*YOUR OBJECTIVE:*
Output the material word for word. Leave each picture out.

----------------

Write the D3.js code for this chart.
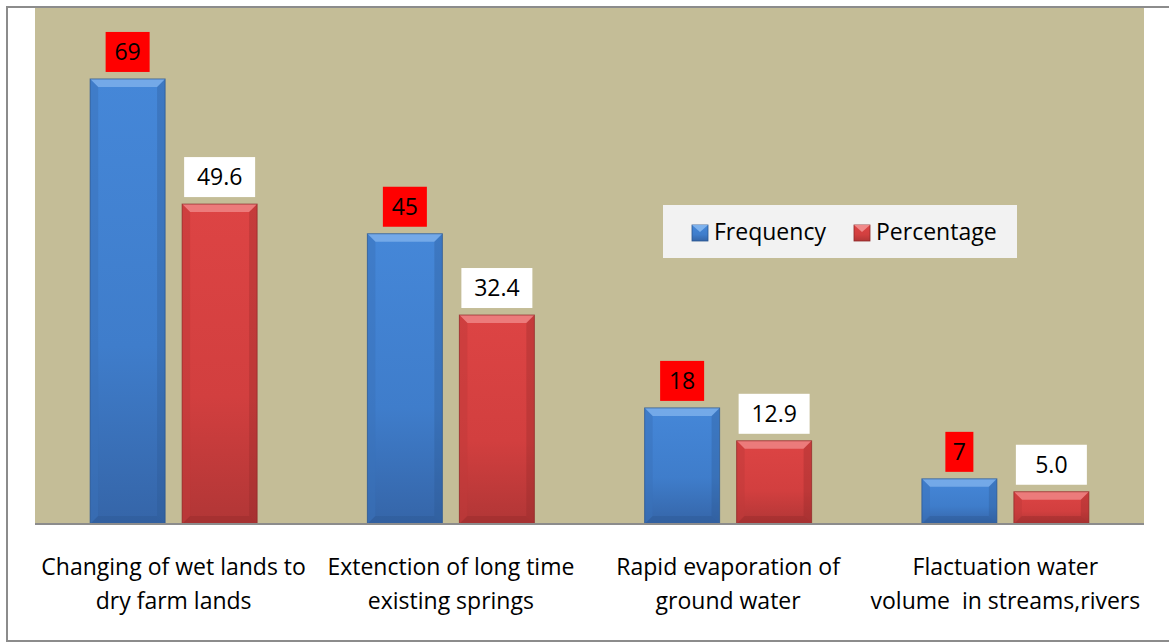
<!DOCTYPE html>
<html><head><meta charset="utf-8">
<script src="https://cdn.jsdelivr.net/npm/d3@7"></script>
<style>body{margin:0;background:#fff;}svg{display:block;font-family:"Open Sans",sans-serif;}</style>
</head><body>
<script>
const categories = [["Changing of wet lands to","dry farm lands"],["Extenction of long time","existing springs"],["Rapid evaporation of","ground water"],["Flactuation water","volume  in streams,rivers"]];
const frequency = [69, 45, 18, 7];
const percentage = [49.6, 32.4, 12.9, 5.0];
const seriesNames = ["Frequency", "Percentage"];

const W = 1169, H = 643;
const FS = 23;
const svg = d3.select("body").append("svg").attr("width", W).attr("height", H);
const defs = svg.append("defs");

function grad(id, c1, c2, c3) {
  const g = defs.append("linearGradient").attr("id", id).attr("x1", 0).attr("x2", 0).attr("y1", 0).attr("y2", 1);
  g.append("stop").attr("offset", "0%").attr("stop-color", c1);
  g.append("stop").attr("offset", "60%").attr("stop-color", c2);
  g.append("stop").attr("offset", "100%").attr("stop-color", c3);
}
grad("gBlue", "#4587D8", "#3F7DCB", "#3565A8");
grad("gRed", "#DD4444", "#D23F3F", "#B13636");

// outer border
svg.append("rect").attr("x", 7).attr("y", 7).attr("width", W + 10).attr("height", 634)
  .attr("fill", "#fff").attr("stroke", "#8c8c8c").attr("stroke-width", 2);

const plot = {x0: 35, x1: 1144, y0: 8, y1: 524};
svg.append("rect").attr("x", plot.x0).attr("y", plot.y0).attr("width", plot.x1 - plot.x0).attr("height", plot.y1 - plot.y0).attr("fill", "#C4BD97");

const x = d3.scaleBand().domain(d3.range(categories.length)).range([plot.x0, plot.x1]);
const y = d3.scaleLinear().domain([0, 80]).range([plot.y1, plot.y0]);
const bw = 75, gap = 17;

const series = [
  {name: seriesNames[0], values: frequency, fill: "url(#gBlue)", light: "#7FB2EC", dark: "#2A5590", side: "#3A72BA", labelBg: "#FF0000", fmt: d3.format("d"), offset: -(bw + gap) / 2},
  {name: seriesNames[1], values: percentage, fill: "url(#gRed)", light: "#F08A8A", dark: "#8E2828", side: "#BF3A3A", labelBg: "#FFFFFF", fmt: d3.format(".1f"), offset: (bw + gap) / 2}
];

function drawBar(g, x0, yt, w, h, s) {
  const b = Math.min(8, h / 2);
  g.append("rect").attr("x", x0).attr("y", yt).attr("width", w).attr("height", h).attr("fill", s.fill);
  g.append("path").attr("d", `M${x0},${yt}L${x0 + w},${yt}L${x0 + w - b},${yt + b}L${x0 + b},${yt + b}Z`).attr("fill", s.light).attr("opacity", 0.8);
  g.append("path").attr("d", `M${x0},${yt}L${x0 + b},${yt + b}L${x0 + b},${yt + h - b}L${x0},${yt + h}Z`).attr("fill", s.side).attr("opacity", 0.5);
  g.append("path").attr("d", `M${x0 + w},${yt}L${x0 + w - b},${yt + b}L${x0 + w - b},${yt + h - b}L${x0 + w},${yt + h}Z`).attr("fill", s.dark).attr("opacity", 0.3);
  g.append("path").attr("d", `M${x0},${yt + h}L${x0 + b},${yt + h - b}L${x0 + w - b},${yt + h - b}L${x0 + w},${yt + h}Z`).attr("fill", s.dark).attr("opacity", 0.35);
  g.append("rect").attr("x", x0).attr("y", yt).attr("width", w).attr("height", h).attr("fill", "none").attr("stroke", s.dark).attr("stroke-width", 1).attr("opacity", 0.7);
}

const barsG = svg.append("g");
series.forEach(s => {
  s.values.forEach((v, i) => {
    const cx = x(i) + x.bandwidth() / 2 + s.offset;
    const yt = y(v);
    drawBar(barsG, cx - bw / 2, yt, bw, y(0) - yt, s);
    const txt = s.fmt(v);
    const lw = txt.length <= 1 ? 28 : (txt.length === 2 ? 44 : 71);
    barsG.append("rect").attr("x", cx - lw / 2).attr("y", yt - 47).attr("width", lw).attr("height", 40).attr("fill", s.labelBg);
    barsG.append("text").attr("x", cx).attr("y", yt - 19).attr("text-anchor", "middle").attr("font-size", FS).attr("fill", "#000").text(txt);
  });
});

// axis line
svg.append("line").attr("x1", plot.x0).attr("x2", plot.x1).attr("y1", plot.y1).attr("y2", plot.y1).attr("stroke", "#8c8c8c").attr("stroke-width", 2);

// category labels
categories.forEach((lines, i) => {
  const t = svg.append("text").attr("text-anchor", "middle").attr("font-size", FS).attr("fill", "#000").attr("xml:space", "preserve");
  lines.forEach((l, j) => {
    t.append("tspan").attr("x", x(i) + x.bandwidth() / 2).attr("y", 575 + j * 34).text(l);
  });
});

// legend
const lg = svg.append("g");
lg.append("rect").attr("x", 663).attr("y", 205).attr("width", 354).attr("height", 53).attr("fill", "#F2F2F2");
const legX = [692, 854];
series.forEach((s, k) => {
  const lx = legX[k], ly = 225;
  const g = lg.append("g");
  g.append("rect").attr("x", lx).attr("y", ly).attr("width", 16).attr("height", 16).attr("fill", s.fill).attr("stroke", s.dark).attr("stroke-width", 0.8);
  g.append("path").attr("d", `M${lx},${ly}L${lx + 16},${ly}L${lx + 8},${ly + 7}Z`).attr("fill", s.light);
  lg.append("text").attr("x", lx + 22).attr("y", ly + 15).attr("font-size", FS).attr("fill", "#000").text(s.name);
});
</script>
</body></html>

----------------

*EXERCISE OUTPUT:*
Write the D3.js code for this chart.
<!DOCTYPE html>
<html><head><meta charset="utf-8">
<script src="https://cdn.jsdelivr.net/npm/d3@7"></script>
<style>body{margin:0;background:#fff;}svg{display:block;font-family:"Open Sans",sans-serif;}</style>
</head><body>
<script>
const categories = [["Changing of wet lands to","dry farm lands"],["Extenction of long time","existing springs"],["Rapid evaporation of","ground water"],["Flactuation water","volume  in streams,rivers"]];
const frequency = [69, 45, 18, 7];
const percentage = [49.6, 32.4, 12.9, 5.0];
const seriesNames = ["Frequency", "Percentage"];

const W = 1169, H = 643;
const FS = 23;
const svg = d3.select("body").append("svg").attr("width", W).attr("height", H);
const defs = svg.append("defs");

function grad(id, c1, c2, c3) {
  const g = defs.append("linearGradient").attr("id", id).attr("x1", 0).attr("x2", 0).attr("y1", 0).attr("y2", 1);
  g.append("stop").attr("offset", "0%").attr("stop-color", c1);
  g.append("stop").attr("offset", "60%").attr("stop-color", c2);
  g.append("stop").attr("offset", "100%").attr("stop-color", c3);
}
grad("gBlue", "#4587D8", "#3F7DCB", "#3565A8");
grad("gRed", "#DD4444", "#D23F3F", "#B13636");

// outer border
svg.append("rect").attr("x", 7).attr("y", 7).attr("width", W + 10).attr("height", 634)
  .attr("fill", "#fff").attr("stroke", "#8c8c8c").attr("stroke-width", 2);

const plot = {x0: 35, x1: 1144, y0: 8, y1: 524};
svg.append("rect").attr("x", plot.x0).attr("y", plot.y0).attr("width", plot.x1 - plot.x0).attr("height", plot.y1 - plot.y0).attr("fill", "#C4BD97");

const x = d3.scaleBand().domain(d3.range(categories.length)).range([plot.x0, plot.x1]);
const y = d3.scaleLinear().domain([0, 80]).range([plot.y1, plot.y0]);
const bw = 75, gap = 17;

const series = [
  {name: seriesNames[0], values: frequency, fill: "url(#gBlue)", light: "#7FB2EC", dark: "#2A5590", side: "#3A72BA", labelBg: "#FF0000", fmt: d3.format("d"), offset: -(bw + gap) / 2},
  {name: seriesNames[1], values: percentage, fill: "url(#gRed)", light: "#F08A8A", dark: "#8E2828", side: "#BF3A3A", labelBg: "#FFFFFF", fmt: d3.format(".1f"), offset: (bw + gap) / 2}
];

function drawBar(g, x0, yt, w, h, s) {
  const b = Math.min(8, h / 2);
  g.append("rect").attr("x", x0).attr("y", yt).attr("width", w).attr("height", h).attr("fill", s.fill);
  g.append("path").attr("d", `M${x0},${yt}L${x0 + w},${yt}L${x0 + w - b},${yt + b}L${x0 + b},${yt + b}Z`).attr("fill", s.light).attr("opacity", 0.8);
  g.append("path").attr("d", `M${x0},${yt}L${x0 + b},${yt + b}L${x0 + b},${yt + h - b}L${x0},${yt + h}Z`).attr("fill", s.side).attr("opacity", 0.5);
  g.append("path").attr("d", `M${x0 + w},${yt}L${x0 + w - b},${yt + b}L${x0 + w - b},${yt + h - b}L${x0 + w},${yt + h}Z`).attr("fill", s.dark).attr("opacity", 0.3);
  g.append("path").attr("d", `M${x0},${yt + h}L${x0 + b},${yt + h - b}L${x0 + w - b},${yt + h - b}L${x0 + w},${yt + h}Z`).attr("fill", s.dark).attr("opacity", 0.35);
  g.append("rect").attr("x", x0).attr("y", yt).attr("width", w).attr("height", h).attr("fill", "none").attr("stroke", s.dark).attr("stroke-width", 1).attr("opacity", 0.7);
}

const barsG = svg.append("g");
series.forEach(s => {
  s.values.forEach((v, i) => {
    const cx = x(i) + x.bandwidth() / 2 + s.offset;
    const yt = y(v);
    drawBar(barsG, cx - bw / 2, yt, bw, y(0) - yt, s);
    const txt = s.fmt(v);
    const lw = txt.length <= 1 ? 28 : (txt.length === 2 ? 44 : 71);
    barsG.append("rect").attr("x", cx - lw / 2).attr("y", yt - 47).attr("width", lw).attr("height", 40).attr("fill", s.labelBg);
    barsG.append("text").attr("x", cx).attr("y", yt - 19).attr("text-anchor", "middle").attr("font-size", FS).attr("fill", "#000").text(txt);
  });
});

// axis line
svg.append("line").attr("x1", plot.x0).attr("x2", plot.x1).attr("y1", plot.y1).attr("y2", plot.y1).attr("stroke", "#8c8c8c").attr("stroke-width", 2);

// category labels
categories.forEach((lines, i) => {
  const t = svg.append("text").attr("text-anchor", "middle").attr("font-size", FS).attr("fill", "#000").attr("xml:space", "preserve");
  lines.forEach((l, j) => {
    t.append("tspan").attr("x", x(i) + x.bandwidth() / 2).attr("y", 575 + j * 34).text(l);
  });
});

// legend
const lg = svg.append("g");
lg.append("rect").attr("x", 663).attr("y", 205).attr("width", 354).attr("height", 53).attr("fill", "#F2F2F2");
const legX = [692, 854];
series.forEach((s, k) => {
  const lx = legX[k], ly = 225;
  const g = lg.append("g");
  g.append("rect").attr("x", lx).attr("y", ly).attr("width", 16).attr("height", 16).attr("fill", s.fill).attr("stroke", s.dark).attr("stroke-width", 0.8);
  g.append("path").attr("d", `M${lx},${ly}L${lx + 16},${ly}L${lx + 8},${ly + 7}Z`).attr("fill", s.light);
  lg.append("text").attr("x", lx + 22).attr("y", ly + 15).attr("font-size", FS).attr("fill", "#000").text(s.name);
});
</script>
</body></html>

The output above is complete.